More on RFID Tagging Texans’ Cars

Monday, April 11th, 2005

More discussion of using RFID tags on vehicles in Texas, in Computerworld. The advice? “Keep it simple, stupid:”

On the other hand, if an RFID tag responds with just a license plate number, that can be checked against an up-to-date back-end database without human intervention. And the only information exposed by the RFID tag is already displayed on the vehicle’s bumper.

What we’d really like is a clear set of RFID best practices. But in the meantime, we’ll just have to remind ourselves to keep the tags as simple as possible and keep the data on them to a minimum. If we must include data, it should be encrypted — but less data is better.

A reasonable approach, but only what’s “displayed on the vehicle’s bumper” isn’t a fixed measure of privacy, given advances in machine vision, and in more rapid access to multiple databases in multiple jurisdictions for multiple purposes.

“Consumers More RFID-Aware, Still Wary”

Thursday, April 7th, 2005

RFID Journal reports on consumer market research, re RFID and privacy, conducted by BIGresearch and Artafact:

“The number of people concerned about the technology has stayed consistently around 65 percent [from September through March],” says [Artafact President Linda] Stegeman. Twenty-five percent of respondents said they were very concerned about the technology and another 42 percent said they were somewhat concerned. The respondents’ concerned centered on privacy abuses, especially those involving misuse by the government and insurance companies and the distribution of RFID data over the Internet.
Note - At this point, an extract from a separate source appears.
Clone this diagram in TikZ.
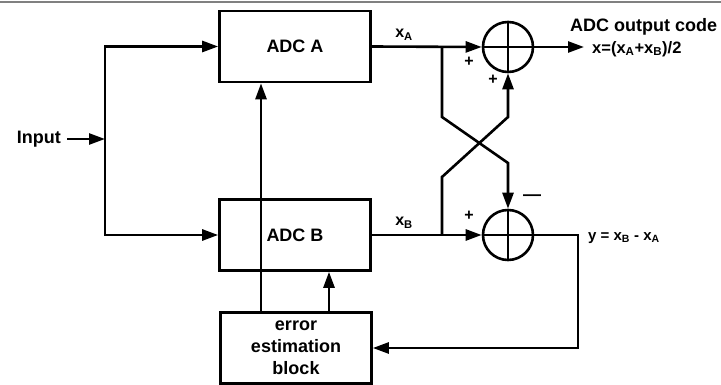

Even so, apprehension is abating in those respondents with greater knowledge of RFID. “Those respondents that knew of RFID were less concerned about RFID applications than those that were unaware of the technology,” says Stegeman…

Texas Proposal to RFID Tag Cars

Wednesday, April 6th, 2005

Computerworld reports on a bill introduced in the Texas legislature, to replace vehicle inspection stickers with RFID tags:

The tags would be used by law enforcement to ensure compliance with the state’s insurance laws, according to Larry Phillips, the Republican state representative who proposed the bill.

“This is a system that would be used to reduce the number of uninsured drivers on the road. Right now it’s at 26%,” Phillips said.

The bill also calls for the transponders to be compatible with the automated vehicle registration and certificate of title system established by the Texas Department of Transportation. It would also require compatibility with the standards established by the Transportation Department and other agencies for use of toll roads and toll facilities, Phillips said.

Without reading the bill, it’s hard to know what “compatibility” means here; toll payment RFID is more likely to be active RFID, while one could imagine a cheaper, passive tag affixed to a license plate (and only read at short distances, where a FasTrak or other transponder is intended to be read at highway speeds from above or alongside the roadway).